Any statement contained in a document incorporated or deemed to be incorporated by reference in this prospectus supplement shall be deemed modified, superseded or replaced for purposes of this prospectus supplement to the extent that a statement contained in this prospectus supplement, or in any subsequently filed document that also is deemed to be incorporated by reference in this prospectus supplement, modifies, supersedes or replaces such statement. Any statement so modified, superseded or replaced shall not be deemed, except as so modified, superseded or replaced, to constitute a part of this prospectus supplement. None of the information that we disclose under Item 2.02 or Item 7.01 of any Current Report on Form 8-K or any corresponding information, either furnished under Item 9.01 or included as an exhibit therein, that we may from time to time furnish to the SEC will be incorporated by reference into, or otherwise included in, this prospectus supplement, except as otherwise expressly set forth in the relevant document.

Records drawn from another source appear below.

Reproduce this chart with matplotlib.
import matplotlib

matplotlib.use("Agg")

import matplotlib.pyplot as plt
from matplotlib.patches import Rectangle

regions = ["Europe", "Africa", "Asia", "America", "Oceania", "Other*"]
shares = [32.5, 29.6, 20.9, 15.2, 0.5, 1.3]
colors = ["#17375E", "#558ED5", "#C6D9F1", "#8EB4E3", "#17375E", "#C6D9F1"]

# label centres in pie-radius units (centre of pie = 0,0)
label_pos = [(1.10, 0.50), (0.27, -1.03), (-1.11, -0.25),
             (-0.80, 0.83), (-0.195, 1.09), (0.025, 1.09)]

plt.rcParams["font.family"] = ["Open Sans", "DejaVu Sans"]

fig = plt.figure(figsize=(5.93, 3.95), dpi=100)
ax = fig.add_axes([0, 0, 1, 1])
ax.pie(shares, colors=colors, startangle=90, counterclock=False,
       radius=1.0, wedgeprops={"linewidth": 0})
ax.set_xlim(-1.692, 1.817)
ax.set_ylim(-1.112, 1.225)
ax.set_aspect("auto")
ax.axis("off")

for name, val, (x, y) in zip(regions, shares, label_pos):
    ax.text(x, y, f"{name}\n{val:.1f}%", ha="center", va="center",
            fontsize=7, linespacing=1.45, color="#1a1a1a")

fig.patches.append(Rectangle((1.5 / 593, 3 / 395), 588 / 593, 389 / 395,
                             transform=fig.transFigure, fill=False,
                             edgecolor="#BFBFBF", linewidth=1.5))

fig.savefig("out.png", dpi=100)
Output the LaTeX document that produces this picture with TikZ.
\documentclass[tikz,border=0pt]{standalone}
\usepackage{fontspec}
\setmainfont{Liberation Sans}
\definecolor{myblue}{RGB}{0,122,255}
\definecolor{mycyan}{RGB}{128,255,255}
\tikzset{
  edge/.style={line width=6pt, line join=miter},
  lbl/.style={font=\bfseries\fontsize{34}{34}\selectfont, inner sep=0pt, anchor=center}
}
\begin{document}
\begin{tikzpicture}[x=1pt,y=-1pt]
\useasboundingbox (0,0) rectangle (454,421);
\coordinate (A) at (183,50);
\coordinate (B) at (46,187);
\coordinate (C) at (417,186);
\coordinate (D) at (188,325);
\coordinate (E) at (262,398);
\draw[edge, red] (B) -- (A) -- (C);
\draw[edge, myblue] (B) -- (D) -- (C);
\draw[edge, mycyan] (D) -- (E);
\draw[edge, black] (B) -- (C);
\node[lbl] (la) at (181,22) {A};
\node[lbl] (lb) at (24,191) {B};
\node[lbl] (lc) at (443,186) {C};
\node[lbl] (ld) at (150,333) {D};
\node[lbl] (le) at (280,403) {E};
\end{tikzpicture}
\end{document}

Subject to the foregoing, all information appearing in this prospectus supplement is qualified in its entirety by the information appearing in the documents incorporated by reference.

 

You may obtain a copy of these filings, without charge, by writing or calling us at: 

 

One Horizon Group, Inc.

T1-017 Tierney Building, University of Limerick

Limerick, Ireland

Attention: Brian Collins

353-61-518477

 

You should rely only on the information incorporated by reference or provided in this prospectus supplement or any prospectus supplement. We have not authorized anyone else to provide you with different information. You should not assume that the information in this prospectus supplement is accurate as of any date other than the date on the front page of those documents.